When the value of the Australian dollar falls, net exports rise. If interest rates in Australia rise relative to interest rates in other countries, investing in Australian financial assets becomes more desirable, causing foreign investors to increase their demand for dollars, which increases the value of the Australian dollar. As the value of the dollar increases, net exports will fall. If interest rates in Australia decliner elative to interest rates in other countries, the value of the dollar will fall and net exports will rise.

21
Q

What is expansionary monetary policy?

A

The use of monetary policy by the RBA to decrease interest rates to increase real GDP.
EMP causes the AD curve to shift to the right.

22
Q

Explain expansionary monetary policy (EMP): figure 12.7

A
Y-axis = Price level
X-axis = Real GDP (billions of dollars)
SRAS1 = Upward sloping diagonal line
LRAS1 = straight vertical line
AD1 = Downward sloping diagonal line
A = equilibrium point form intersection between AD1, LRAS1 and SRAS 1

SRAS2 = parallel to SRAS1, but further to right
LRAS2 = parallel to LRAS1, but further to right
AD2(without policy) = in between AD1 and AD(with policy), has fallen short in intersecting with LRAS2
B = intersection between SRAS2 and AD2(without policy)

AD2(with policy) = AD line furthest to right, intersects with SRAS2 and LRAS2
C = intersection between SRAS2, LRAS2 and AD2(with policy)

Without monetary policy, AD will shift from AD1 to AD2(without policy) which is not enough to keep the economy at full employment because LRAS has shifted from LRAS1 to LRAS2. The economy will be in short-run equilibrium at point B.

  • By lowering interest rates the RBA can increase I, C and NX sufficiently to shift AD to AD(with policy)
  • The economy will be in equilibrium point C, which is its full employment level at LRAS2
  • The price level is higher than it would have been if the RBA had not acted to increase spending in the economy.
23
Q

What is contractionary monetary policy?

A

The use of monetary policy by the RBA to increase interest rates to reduce inflation.

24
Q

Explain contractionary monetary policy (EMP): figure 12.8

A
Y-axis = Price level
X-axis = Real GDP (billions of dollars)
SRAS1 = Upward sloping diagonal line
LRAS1 = straight vertical line
AD1 = Downward sloping diagonal line
A = equilibrium point form intersection between AD1, LRAS1 and SRAS 1

SRAS2 = parallel to SRAS1, but further to right
LRAS2 = parallel to LRAS1, but further to right
AD2(without policy) = furthest AD line, it a bit further past LRAS2
B = intersection between SRAS2 and AD2(without policy)

AD2(with policy) = AD line in between AD1 and AD2(without policy), intersects with SRAS2 and LRAS2
C = intersection between SRAS2, LRAS2 and AD2(with policy)

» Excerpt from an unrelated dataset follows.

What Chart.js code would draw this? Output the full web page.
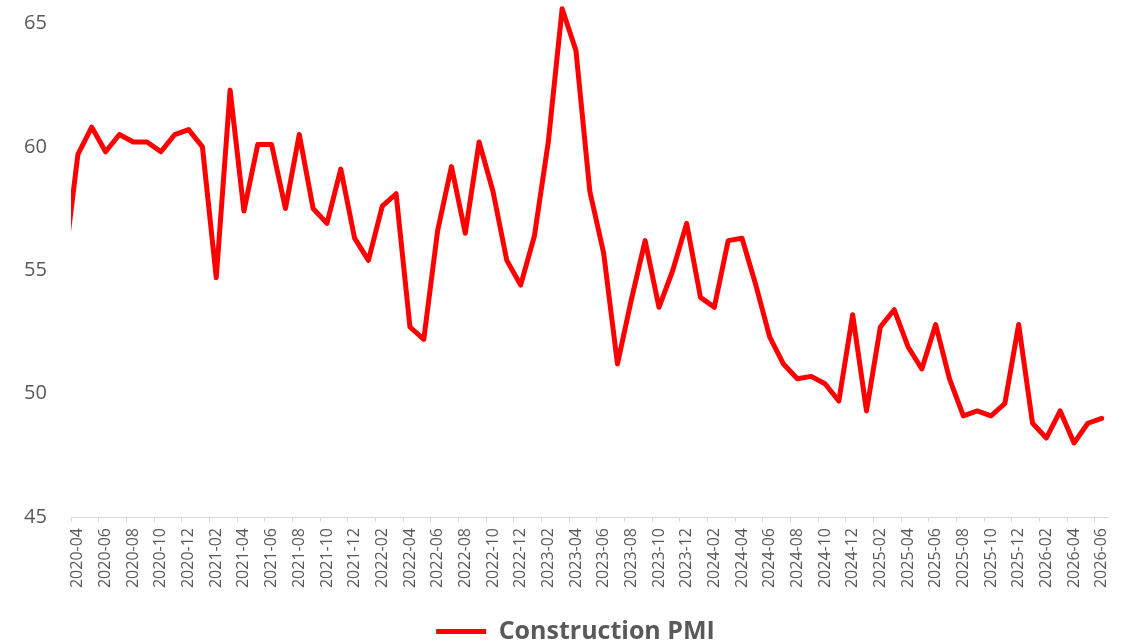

Without monetary policy, AD will shift from AD1 to AD2(without policy) which leads to a short-run equilibrium that is greater than potential GDP at LRAS2. The economy will be in short-run equilibrium at point B.

  • By increasing interest rates, AD does not increase by as much as it would have without policy.
  • The causes the AD2(without policy) curve to shift to the left to AD2(with policy)
  • the RBA can increase I, C and NX sufficiently to shift AD to AD2(with policy)
  • The economy will be in equilibrium point C, which is its full employment level at LRAS2
  • The price level is lower than it would have been if the RBA had not used contractionary monetary policy
25
Q

What is a summary of expansionary monetary policy?

A
  • RBA board decreases the cash rate =
  • Other interest rates Fall =
  • I, C and NX increase =
  • The AD curve shifts to the right by more than it otherwise would have =
  • Real GDP and the price level rise by more than they would have without policy.
26
Q

What is a summary of expansionary monetary policy?

A
  • RBA board increases the cash rate =
  • Other interest rates rise =
  • I, C and NX decrease =
  • The AD curve shifts to the right by less than it otherwise would have =
  • Real GDP and the price level rise by less than they would have without policy.